**Data**.
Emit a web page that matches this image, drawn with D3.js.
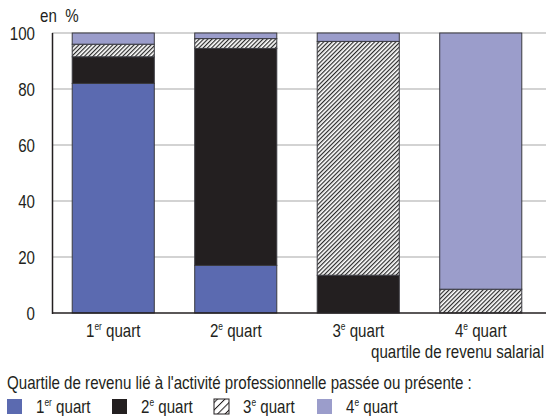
<!DOCTYPE html>
<html><head><meta charset="utf-8">
<script src="https://cdn.jsdelivr.net/npm/d3@7"></script>
<style>
body{margin:0;background:#fff;}
text{font-family:"Liberation Sans",Arial,sans-serif;fill:#231f20;}
</style></head>
<body>
<svg id="c" width="546" height="416"></svg>
<script>
const categories = ["1", "2", "3", "4"];
const catSup = ["er", "e", "e", "e"];
const seriesNames = ["1er quart", "2e quart", "3e quart", "4e quart"];
const q1 = [82, 17, 0, 0];
const q2 = [9.5, 77.5, 13.5, 0];
const q3 = [4.5, 3.5, 83.5, 8.5];
const q4 = [4, 2, 3, 91.5];
const yTicks = [0, 20, 40, 60, 80, 100];

const svg = d3.select("#c");
const defs = svg.append("defs");
const pat = defs.append("pattern").attr("id","hatch").attr("patternUnits","userSpaceOnUse")
  .attr("width",3).attr("height",3).attr("patternTransform","rotate(45)");
pat.append("rect").attr("width",3).attr("height",3).attr("fill","#fff");
pat.append("line").attr("x1",0.6).attr("y1",0).attr("x2",0.6).attr("y2",3).attr("stroke","#2a2a2a").attr("stroke-width",1.2);
const patL = defs.append("pattern").attr("id","hatchLeg").attr("patternUnits","userSpaceOnUse")
  .attr("width",5.3).attr("height",5.3).attr("patternTransform","translate(7,399) rotate(45)");
patL.append("rect").attr("width",5.3).attr("height",5.3).attr("fill","#fff");
patL.append("line").attr("x1",0.5).attr("y1",0).attr("x2",0.5).attr("y2",5.3).attr("stroke","#231f20").attr("stroke-width",1);

const colors = ["#5b6ab0", "#231f20", "url(#hatch)", "#9b9dcb"];
const legColors = ["#5b6ab0", "#231f20", "url(#hatchLeg)", "#9b9dcb"];
const x = d3.scaleBand().domain(categories).range([52, 542]).paddingInner(0.33).paddingOuter(0.165);
const y = d3.scaleLinear().domain([0, 100]).range([313, 33]);
const K = 0.84; // horizontal condensation of the font
const FS = 18;

function ctext(parent, tx, ty, anchor){
  return parent.append("g").attr("transform",`translate(${tx},${ty}) scale(${K},1)`)
    .append("text").attr("text-anchor",anchor||"start").attr("font-size",FS);
}

// gridlines
svg.append("g").selectAll("line").data(yTicks.filter(d=>d>0)).join("line")
  .attr("x1",52).attr("x2",546).attr("y1",d=>y(d)).attr("y2",d=>y(d))
  .attr("stroke","#c4c4c4").attr("stroke-width",1.5);

// stacked data
const table = categories.map((c,i)=>({cat:c, s0:q1[i], s1:q2[i], s2:q3[i], s3:q4[i]}));
const stack = d3.stack().keys(["s0","s1","s2","s3"])(table);
svg.append("g").selectAll("g").data(stack).join("g")
  .attr("fill",(d,i)=>colors[i])
  .selectAll("rect").data(d=>d.filter(v=>v[1]-v[0]>0)).join("rect")
  .attr("x",d=>x(d.data.cat)).attr("width",x.bandwidth())
  .attr("y",d=>y(d[1])).attr("height",d=>y(d[0])-y(d[1]))
  .attr("stroke","#3a3a40").attr("stroke-width",1);

// axes lines
svg.append("line").attr("x1",52.5).attr("x2",52.5).attr("y1",y(100)).attr("y2",y(0)+1).attr("stroke","#231f20").attr("stroke-width",1.5);
svg.append("line").attr("x1",52).attr("x2",546).attr("y1",y(0)).attr("y2",y(0)).attr("stroke","#231f20").attr("stroke-width",1.5);

// y tick labels
yTicks.forEach(t=>{ ctext(svg, 35, y(t)+6.5, "end").text(t); });
ctext(svg, 40, 22).text("en  %").style("white-space","pre");

// x labels
categories.forEach((c,i)=>{
  const t = ctext(svg, x(c)+x.bandwidth()/2, 337, "middle");
  t.append("tspan").text(c);
  t.append("tspan").attr("font-size",10).attr("dy",-7).text(catSup[i]);
  t.append("tspan").attr("dy",7).text(" quart");
});
ctext(svg, 544, 358, "end").text("quartile de revenu salarial");

// legend
ctext(svg, 7, 389).text("Quartile de revenu lié à l'activité professionnelle passée ou présente :");
const legX = [7, 112, 214, 317];
seriesNames.forEach((s,i)=>{
  svg.append("rect").attr("x",legX[i]).attr("y",399).attr("width",15).attr("height",15)
    .attr("fill",legColors[i]).attr("stroke",i===2?"#231f20":"none").attr("stroke-width",1);
  const t = ctext(svg, legX[i]+29, 413);
  t.append("tspan").text(s.slice(0,1));
  t.append("tspan").attr("font-size",10).attr("dy",-7).text(s.slice(1).split(" ")[0]);
  t.append("tspan").attr("dy",7).text(" quart");
});
</script>
</body></html>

**Problem to work on**. Go through the data above and transcribe it in full, omitting any image.

**Answer to this exercise**.
Emit a web page that matches this image, drawn with D3.js.
<!DOCTYPE html>
<html><head><meta charset="utf-8">
<script src="https://cdn.jsdelivr.net/npm/d3@7"></script>
<style>
body{margin:0;background:#fff;}
text{font-family:"Liberation Sans",Arial,sans-serif;fill:#231f20;}
</style></head>
<body>
<svg id="c" width="546" height="416"></svg>
<script>
const categories = ["1", "2", "3", "4"];
const catSup = ["er", "e", "e", "e"];
const seriesNames = ["1er quart", "2e quart", "3e quart", "4e quart"];
const q1 = [82, 17, 0, 0];
const q2 = [9.5, 77.5, 13.5, 0];
const q3 = [4.5, 3.5, 83.5, 8.5];
const q4 = [4, 2, 3, 91.5];
const yTicks = [0, 20, 40, 60, 80, 100];

const svg = d3.select("#c");
const defs = svg.append("defs");
const pat = defs.append("pattern").attr("id","hatch").attr("patternUnits","userSpaceOnUse")
  .attr("width",3).attr("height",3).attr("patternTransform","rotate(45)");
pat.append("rect").attr("width",3).attr("height",3).attr("fill","#fff");
pat.append("line").attr("x1",0.6).attr("y1",0).attr("x2",0.6).attr("y2",3).attr("stroke","#2a2a2a").attr("stroke-width",1.2);
const patL = defs.append("pattern").attr("id","hatchLeg").attr("patternUnits","userSpaceOnUse")
  .attr("width",5.3).attr("height",5.3).attr("patternTransform","translate(7,399) rotate(45)");
patL.append("rect").attr("width",5.3).attr("height",5.3).attr("fill","#fff");
patL.append("line").attr("x1",0.5).attr("y1",0).attr("x2",0.5).attr("y2",5.3).attr("stroke","#231f20").attr("stroke-width",1);

const colors = ["#5b6ab0", "#231f20", "url(#hatch)", "#9b9dcb"];
const legColors = ["#5b6ab0", "#231f20", "url(#hatchLeg)", "#9b9dcb"];
const x = d3.scaleBand().domain(categories).range([52, 542]).paddingInner(0.33).paddingOuter(0.165);
const y = d3.scaleLinear().domain([0, 100]).range([313, 33]);
const K = 0.84; // horizontal condensation of the font
const FS = 18;

function ctext(parent, tx, ty, anchor){
  return parent.append("g").attr("transform",`translate(${tx},${ty}) scale(${K},1)`)
    .append("text").attr("text-anchor",anchor||"start").attr("font-size",FS);
}

// gridlines
svg.append("g").selectAll("line").data(yTicks.filter(d=>d>0)).join("line")
  .attr("x1",52).attr("x2",546).attr("y1",d=>y(d)).attr("y2",d=>y(d))
  .attr("stroke","#c4c4c4").attr("stroke-width",1.5);

// stacked data
const table = categories.map((c,i)=>({cat:c, s0:q1[i], s1:q2[i], s2:q3[i], s3:q4[i]}));
const stack = d3.stack().keys(["s0","s1","s2","s3"])(table);
svg.append("g").selectAll("g").data(stack).join("g")
  .attr("fill",(d,i)=>colors[i])
  .selectAll("rect").data(d=>d.filter(v=>v[1]-v[0]>0)).join("rect")
  .attr("x",d=>x(d.data.cat)).attr("width",x.bandwidth())
  .attr("y",d=>y(d[1])).attr("height",d=>y(d[0])-y(d[1]))
  .attr("stroke","#3a3a40").attr("stroke-width",1);

// axes lines
svg.append("line").attr("x1",52.5).attr("x2",52.5).attr("y1",y(100)).attr("y2",y(0)+1).attr("stroke","#231f20").attr("stroke-width",1.5);
svg.append("line").attr("x1",52).attr("x2",546).attr("y1",y(0)).attr("y2",y(0)).attr("stroke","#231f20").attr("stroke-width",1.5);

// y tick labels
yTicks.forEach(t=>{ ctext(svg, 35, y(t)+6.5, "end").text(t); });
ctext(svg, 40, 22).text("en  %").style("white-space","pre");

// x labels
categories.forEach((c,i)=>{
  const t = ctext(svg, x(c)+x.bandwidth()/2, 337, "middle");
  t.append("tspan").text(c);
  t.append("tspan").attr("font-size",10).attr("dy",-7).text(catSup[i]);
  t.append("tspan").attr("dy",7).text(" quart");
});
ctext(svg, 544, 358, "end").text("quartile de revenu salarial");

// legend
ctext(svg, 7, 389).text("Quartile de revenu lié à l'activité professionnelle passée ou présente :");
const legX = [7, 112, 214, 317];
seriesNames.forEach((s,i)=>{
  svg.append("rect").attr("x",legX[i]).attr("y",399).attr("width",15).attr("height",15)
    .attr("fill",legColors[i]).attr("stroke",i===2?"#231f20":"none").attr("stroke-width",1);
  const t = ctext(svg, legX[i]+29, 413);
  t.append("tspan").text(s.slice(0,1));
  t.append("tspan").attr("font-size",10).attr("dy",-7).text(s.slice(1).split(" ")[0]);
  t.append("tspan").attr("dy",7).text(" quart");
});
</script>
</body></html>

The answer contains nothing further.